By Russell Davidson 

Look, I’ve seen some bad movies in my day, some real stinkers. There’s the obvious ones, Plan 9 from Outer Space, Ishtar, Poseidon Adventure 2, Ernest Saves Xmas, Tank, hell, I’ve even sat through Newsies. Never say you’ve seen it all, though, until you’ve seen Mortal Kombat 2: Annihilation.

Here are my stream-of-consciousness thoughts, as they occurred to me during the screening:

Minute 1: Since I hadn’t seen the first Mortal Kombat movie, nor played the game, I figured to be a bit lost as to what was going on. Nice of them, they recap, amidst loud, obnoxious music and lots of FIRE. 

Minute 6: James Remar! A real actor! Man, he must be dead broke to do this. Two babes to look at, a blonde and a brunette. They ease my pain.  Ninjas fall from the sky. Time to fight!   Everything rings of bad Saturday morning tv, lots of Power Ranger-type punching and kicking. Seems badly dubbed but turns out it’s just badly made. Fighting goes on forever.

Minute 15: Time to ride the giant rolling metal balls through the interior of the Earth!

Key line: “Do not underestimate the power of the human spirit!”

Minute 30: I’ve completely forgotten the plot, have no clue as to anyone’s motivation. Who is doing what to whom and why? Time for a fight. Is this movie over yet? Where’s that blonde? 

Minute 38: Dream sequence. Scary images! Fire! Animality! Faith in one’s self!

Minute 43: Hot new babe joins our story. Thank the lord! 

Minute 44: This movie reminds me of a porno movie without the sex.

Minute 50: Strikes me how drab the bad guys are. Where’s Christopher Walken when you need him? Or Dennis Hopper? Or Gary Oldman? Or Willem Defoe?

            Key line: “You keep talking about mergers and realms but it don’t mean squat to me!”

Minute 55: A girl fight! Best scene so far. Way too short. Why can’t this be the whole movie?  
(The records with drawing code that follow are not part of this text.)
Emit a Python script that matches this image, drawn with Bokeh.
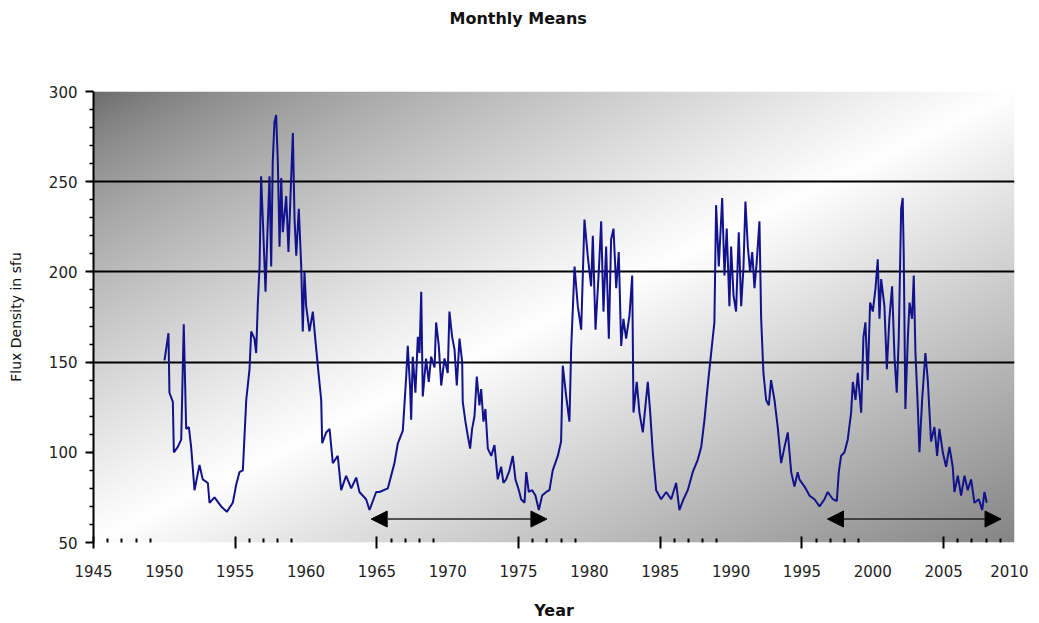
import numpy as np
from bokeh.plotting import figure
from bokeh.layouts import column
from bokeh.models import (Range1d, FixedTicker, LinearAxis, Grid, Arrow, NormalHead,
                          ColumnDataSource, Title)
from bokeh.embed import file_html
from bokeh.resources import INLINE

# ---------------- data ----------------
year = [
    1950.01, 1950.29, 1950.36, 1950.60, 1950.67, 1950.95, 1951.19, 1951.37, 1951.54, 1951.73,
    1951.89, 1952.13, 1952.48, 1952.71, 1953.07, 1953.19, 1953.54, 1954.01, 1954.41, 1954.83,
    1955.07, 1955.30, 1955.54, 1955.78, 1956.01, 1956.13, 1956.36, 1956.48, 1956.60, 1956.72,
    1956.83, 1956.95, 1957.14, 1957.26, 1957.42, 1957.54, 1957.65, 1957.77, 1957.89, 1958.01,
    1958.13, 1958.25, 1958.36, 1958.60, 1958.76, 1958.95, 1959.07, 1959.19, 1959.31, 1959.49,
    1959.66, 1959.77, 1959.89, 1960.01, 1960.24, 1960.48, 1960.65, 1960.83, 1961.07, 1961.14,
    1961.42, 1961.66, 1961.89, 1962.24, 1962.48, 1962.83, 1963.19, 1963.54, 1963.77, 1964.24,
    1964.48, 1964.95, 1965.18, 1965.77, 1966.24, 1966.48, 1966.83, 1967.07, 1967.18, 1967.35,
    1967.42, 1967.53, 1967.72, 1967.89, 1968.01, 1968.13, 1968.24, 1968.47, 1968.66, 1968.83,
    1969.07, 1969.18, 1969.37, 1969.54, 1969.77, 1970.00, 1970.12, 1970.31, 1970.48, 1970.64,
    1970.83, 1971.02, 1971.06, 1971.25, 1971.42, 1971.58, 1971.72, 1971.89, 1972.05, 1972.24,
    1972.36, 1972.52, 1972.66, 1972.83, 1973.07, 1973.30, 1973.53, 1973.77, 1973.93, 1974.12,
    1974.36, 1974.59, 1974.78, 1975.02, 1975.18, 1975.42, 1975.54, 1975.72, 1975.96, 1976.19,
    1976.43, 1976.66, 1976.95, 1977.18, 1977.41, 1977.77, 1978.00, 1978.12, 1978.36, 1978.59,
    1978.71, 1978.95, 1979.18, 1979.42, 1979.65, 1979.88, 1980.12, 1980.24, 1980.43, 1980.66,
    1980.83, 1980.99, 1981.18, 1981.37, 1981.53, 1981.70, 1981.89, 1982.07, 1982.24, 1982.40,
    1982.59, 1982.83, 1983.02, 1983.11, 1983.34, 1983.53, 1983.77, 1984.12, 1984.29, 1984.47,
    1984.71, 1985.06, 1985.42, 1985.77, 1986.12, 1986.35, 1986.64, 1986.94, 1987.29, 1987.65,
    1987.89, 1988.12, 1988.35, 1988.59, 1988.82, 1988.94, 1989.13, 1989.37, 1989.53, 1989.69,
    1989.88, 1990.00, 1990.17, 1990.35, 1990.54, 1990.71, 1990.87, 1991.01, 1991.18, 1991.34,
    1991.49, 1991.65, 1991.81, 1992.00, 1992.12, 1992.28, 1992.47, 1992.66, 1992.82, 1993.06,
    1993.29, 1993.53, 1993.77, 1994.00, 1994.24, 1994.47, 1994.70, 1994.82, 1995.18, 1995.53,
    1995.88, 1996.24, 1996.59, 1996.82, 1997.18, 1997.46, 1997.60, 1997.76, 1998.00, 1998.23,
    1998.47, 1998.59, 1998.78, 1998.94, 1999.18, 1999.34, 1999.48, 1999.64, 1999.81, 2000.00,
    2000.19, 2000.35, 2000.47, 2000.59, 2000.82, 2000.99, 2001.17, 2001.36, 2001.53, 2001.69,
    2001.83, 2002.00, 2002.11, 2002.18, 2002.30, 2002.47, 2002.59, 2002.77, 2002.89, 2003.01,
    2003.17, 2003.29, 2003.48, 2003.71, 2003.88, 2004.11, 2004.35, 2004.54, 2004.70, 2004.94,
    2005.17, 2005.41, 2005.64, 2005.76, 2006.00, 2006.23, 2006.47, 2006.70, 2006.94, 2007.17,
    2007.48, 2007.72, 2007.88, 2008.04,
]
flux = [
    151, 166, 133, 128, 100, 103, 107, 171, 113, 114,
    103, 79, 93, 85, 83, 72, 75, 70, 67, 72,
    82, 89, 90, 129, 146, 167, 163, 155, 183, 203,
    253, 229, 189, 218, 253, 203, 261, 283, 287, 261,
    214, 252, 222, 242, 211, 252, 277, 229, 209, 235,
    203, 167, 200, 181, 167, 178, 163, 148, 129, 105,
    111, 113, 94, 98, 79, 87, 80, 86, 78, 74,
    68, 78, 78, 80, 94, 105, 112, 142, 159, 135,
    118, 153, 133, 164, 155, 189, 131, 152, 139, 153,
    147, 172, 159, 137, 152, 144, 178, 164, 157, 137,
    163, 150, 128, 117, 109, 102, 113, 120, 142, 126,
    135, 117, 124, 102, 98, 104, 85, 92, 83, 85,
    90, 98, 85, 79, 74, 72, 89, 78, 79, 76,
    68, 76, 78, 79, 90, 98, 106, 148, 131, 117,
    157, 203, 181, 168, 229, 209, 192, 220, 168, 200,
    228, 178, 214, 163, 218, 224, 191, 211, 159, 174,
    163, 176, 198, 122, 139, 122, 111, 139, 122, 100,
    79, 74, 78, 74, 83, 68, 74, 79, 89, 96,
    103, 118, 137, 155, 172, 237, 203, 241, 198, 224,
    181, 214, 187, 178, 222, 181, 202, 239, 214, 200,
    211, 191, 206, 228, 174, 144, 129, 126, 140, 129,
    114, 94, 103, 111, 89, 81, 89, 85, 81, 76,
    74, 70, 74, 78, 74, 73, 89, 98, 100, 107,
    122, 139, 129, 144, 122, 164, 172, 140, 183, 178,
    191, 207, 174, 196, 181, 146, 174, 192, 153, 133,
    163, 235, 241, 211, 124, 163, 183, 174, 198, 155,
    126, 100, 129, 155, 140, 106, 114, 98, 113, 100,
    92, 103, 92, 78, 87, 76, 87, 79, 85, 72,
    74, 68, 78, 72,
]

x_ticks = [1945, 1950, 1955, 1960, 1965, 1970, 1975, 1980, 1985, 1990, 1995, 2000, 2005, 2010]
x_major_marks = [1945, 1955, 1965, 1975, 1985, 1995, 2005]
x_minor_marks = [1946, 1947, 1948, 1949, 1956, 1957, 1958, 1959, 1966, 1967, 1968, 1969,
                 1976, 1977, 1978, 1979, 1986, 1987, 1988, 1989, 1996, 1997, 1998, 1999,
                 2006, 2007, 2008, 2009]
y_ticks = [50, 100, 150, 200, 250, 300]
y_minor = list(range(60, 300, 10))
grid_levels = [150, 200, 250]

arrow_x0 = [1964.6, 1996.8]
arrow_x1 = [1977.0, 2009.05]
arrow_y = [63, 63]

x_lo, x_hi = 1945, 2010
y_lo, y_hi = 50, 300

title_text = "Monthly Means"
y_label_text = "Flux Density in sfu"
x_label_text = "Year"

FIG_W = 1028

# ---------------- title strip ----------------
pt = figure(width=FIG_W, height=34, output_backend="svg", toolbar_location=None, tools="",
            x_axis_type=None, y_axis_type=None, min_border=0)
pt.outline_line_color = None
pt.background_fill_color = "white"
pt.border_fill_color = "white"
pt.grid.visible = False
pt.title = Title(text=title_text, align="left", offset=356, standoff=12,
                 text_font="DejaVu Sans", text_font_size="16px", text_font_style="bold",
                 text_color="#111111")

# ---------------- main figure ----------------
p = figure(width=FIG_W, height=588, output_backend="svg", toolbar_location=None, tools="",
           x_range=Range1d(x_lo, x_hi), y_range=Range1d(y_lo, y_hi),
           x_axis_type=None, y_axis_type=None,
           min_border_left=93, min_border_right=14, min_border_top=57, min_border_bottom=80)
p.background_fill_color = "white"
p.border_fill_color = "white"
p.outline_line_color = None

# background gradient (styling only)
W, H = 921, 451
u = (np.arange(W) / (W - 1))[None, :]
v = (1 - np.arange(H) / (H - 1))[:, None]
t = u + v
g = np.where(t <= 1.0, 104 + 151 * np.clip(t, 0, 1) ** 0.7, 255 - 122 * (t - 1.0))
g = np.clip(g, 0, 255).astype(np.uint8)
img = np.empty((H, W), dtype=np.uint32)
view = img.view(dtype=np.uint8).reshape((H, W, 4))
view[..., 0] = g
view[..., 1] = g
view[..., 2] = g
view[..., 3] = 255
p.image_rgba(image=[img], x=x_lo, y=y_lo, dw=x_hi - x_lo, dh=y_hi - y_lo, level="image")

# y axis
yax = LinearAxis(ticker=FixedTicker(ticks=y_ticks, minor_ticks=y_minor),
                 axis_label=y_label_text)
yax.axis_line_color = "black"
yax.axis_line_width = 2
yax.major_tick_line_color = "black"
yax.major_tick_line_width = 2
yax.major_tick_in = 0
yax.major_tick_out = 8
yax.minor_tick_line_color = "black"
yax.minor_tick_line_width = 1.5
yax.minor_tick_in = 0
yax.minor_tick_out = 4
yax.major_label_standoff = 8
yax.major_label_text_font = "DejaVu Sans"
yax.major_label_text_font_size = "15px"
yax.major_label_text_color = "#222222"
yax.axis_label_text_font = "DejaVu Sans"
yax.axis_label_text_font_size = "14px"
yax.axis_label_text_font_style = "normal"
yax.axis_label_text_color = "#111111"
yax.axis_label_standoff = 22
p.add_layout(yax, "left")

# x axis: tick marks only
xax_ticks = LinearAxis(ticker=FixedTicker(ticks=x_major_marks, minor_ticks=x_minor_marks))
xax_ticks.axis_line_color = None
xax_ticks.major_tick_line_color = "black"
xax_ticks.major_tick_line_width = 2
xax_ticks.major_tick_in = 6
xax_ticks.major_tick_out = 6
xax_ticks.minor_tick_line_color = "black"
xax_ticks.minor_tick_line_width = 2
xax_ticks.minor_tick_in = 4
xax_ticks.minor_tick_out = 0
xax_ticks.major_label_overrides = {m: "" for m in x_major_marks}
xax_ticks.major_label_text_font_size = "1px"
xax_ticks.major_label_standoff = 0
p.add_layout(xax_ticks, "below")

# x axis: labels
xax = LinearAxis(ticker=FixedTicker(ticks=x_ticks, minor_ticks=[]), axis_label=x_label_text)
xax.axis_line_color = None
xax.major_tick_line_color = None
xax.minor_tick_line_color = None
xax.major_tick_in = 0
xax.major_tick_out = 0
xax.major_label_standoff = 16
xax.major_label_text_font = "DejaVu Sans"
xax.major_label_text_font_size = "15px"
xax.major_label_text_color = "#222222"
xax.axis_label_text_font = "DejaVu Sans"
xax.axis_label_text_font_size = "16px"
xax.axis_label_text_font_style = "bold"
xax.axis_label_text_color = "#111111"
xax.axis_label_standoff = 21
p.add_layout(xax, "below")

# grid lines
p.add_layout(Grid(dimension=1, ticker=FixedTicker(ticks=grid_levels),
                  grid_line_color="black", grid_line_width=2))
p.add_layout(Grid(dimension=1, ticker=FixedTicker(ticks=[y_hi]),
                  grid_line_color="#a0a0a0", grid_line_width=3))

# data line
p.line(year, flux, line_color="#12128c", line_width=2)

# arrows
asrc = ColumnDataSource(dict(x0=arrow_x0, x1=arrow_x1, y=arrow_y))
p.add_layout(Arrow(x_start="x0", y_start="y", x_end="x1", y_end="y", source=asrc,
                   line_color="#222222", line_width=1.5,
                   start=NormalHead(size=16, fill_color="black", line_color="black"),
                   end=NormalHead(size=16, fill_color="black", line_color="black")))

layout = column(pt, p, spacing=0)
open("out.html", "w").write(file_html(layout, INLINE))
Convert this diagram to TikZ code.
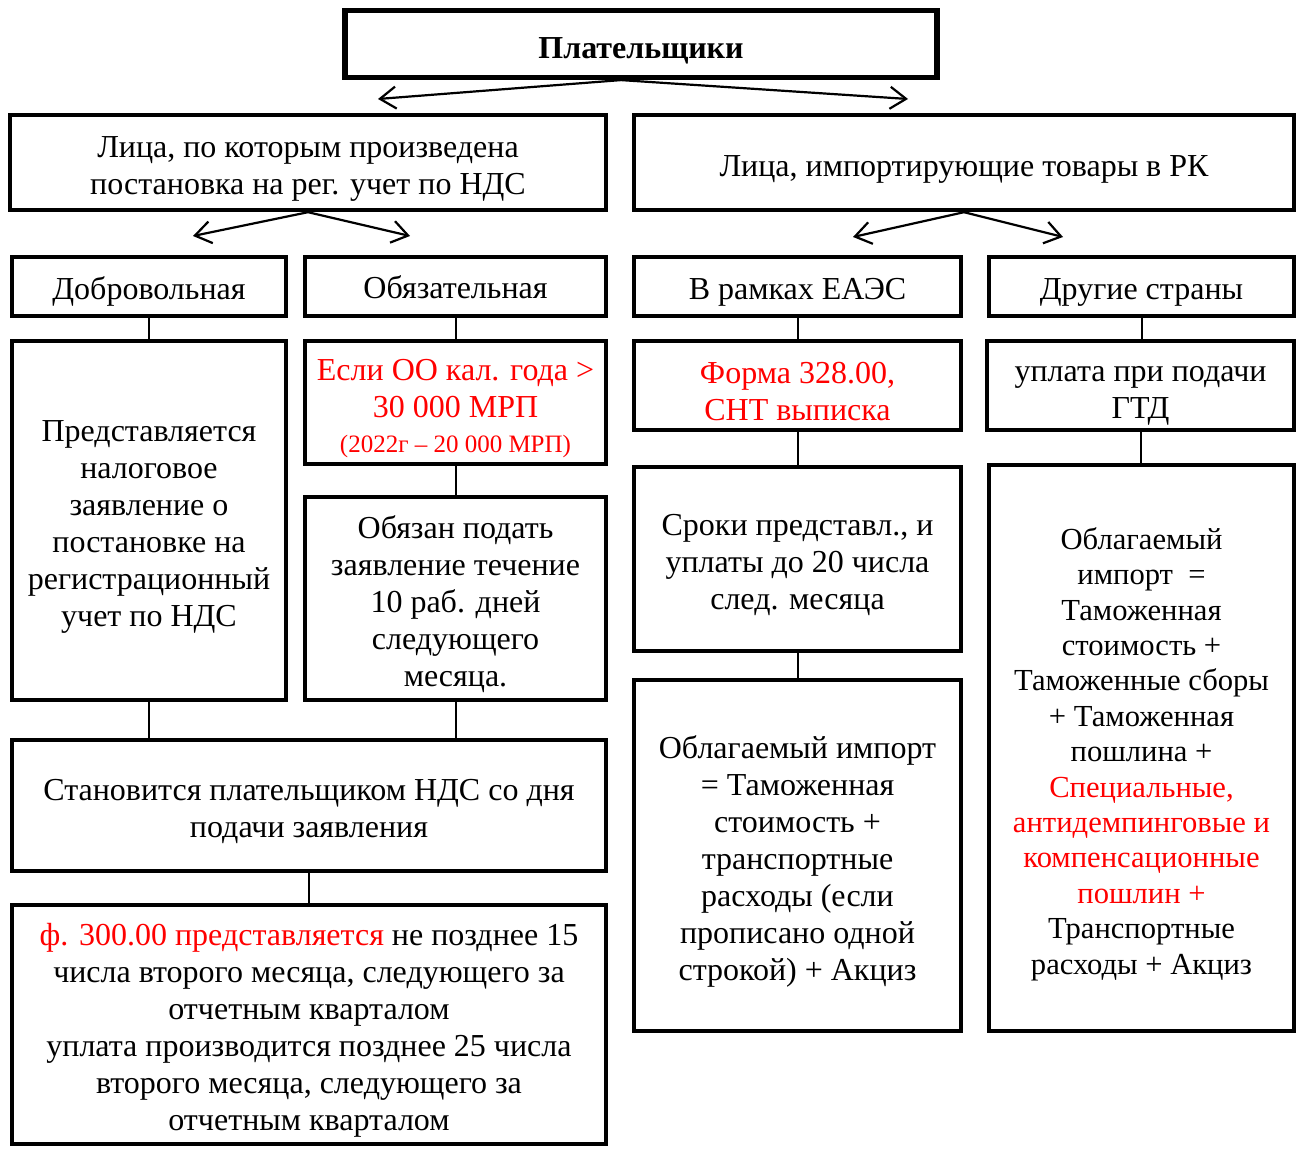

            Key line: “I don’t know if I can handle this whacked-out shit, but you sure look good in mud!”

Minute 62: More Remar. Lots of candles. Elder Gods and exploding ruins. Time for a fight! Hey, Remar’s in pretty good shape!

Minute 70: Some sort of desolate future Earth is presented. The World Trade Center is burning in the background, kinda spooky. A big battle is soon to be waged. First, all of our characters have to face their personal demons, triumph over them, then kick the piss outta the bad guys. They’ll do this. 

Minute 77: Remar is killed!

Minute 78: Now our heroes are mad. Let’s fight! Kick, punch, jump, tumble, dodge, parry, flip, soar. For a moment, if looks as if our intrepid band of Earth-savers are in trouble, but, showing something special, they get it together and do some serious damage! 

Minute 83: Bad guys are vanquished. Earth is restored! That was a close one! Hey, and Remar is also restored! Right on!

Minute 85: The value of Family is discussed. 

Minute 88: Mortal Kombat music! Fire! Headache!

So there it was, over, watched by me. I could be open to its messages, that of friendship and self-confidence and unity but I’d rather not. It just sucked too bad. Thanks, Rob, for putting me through this. I owe you one.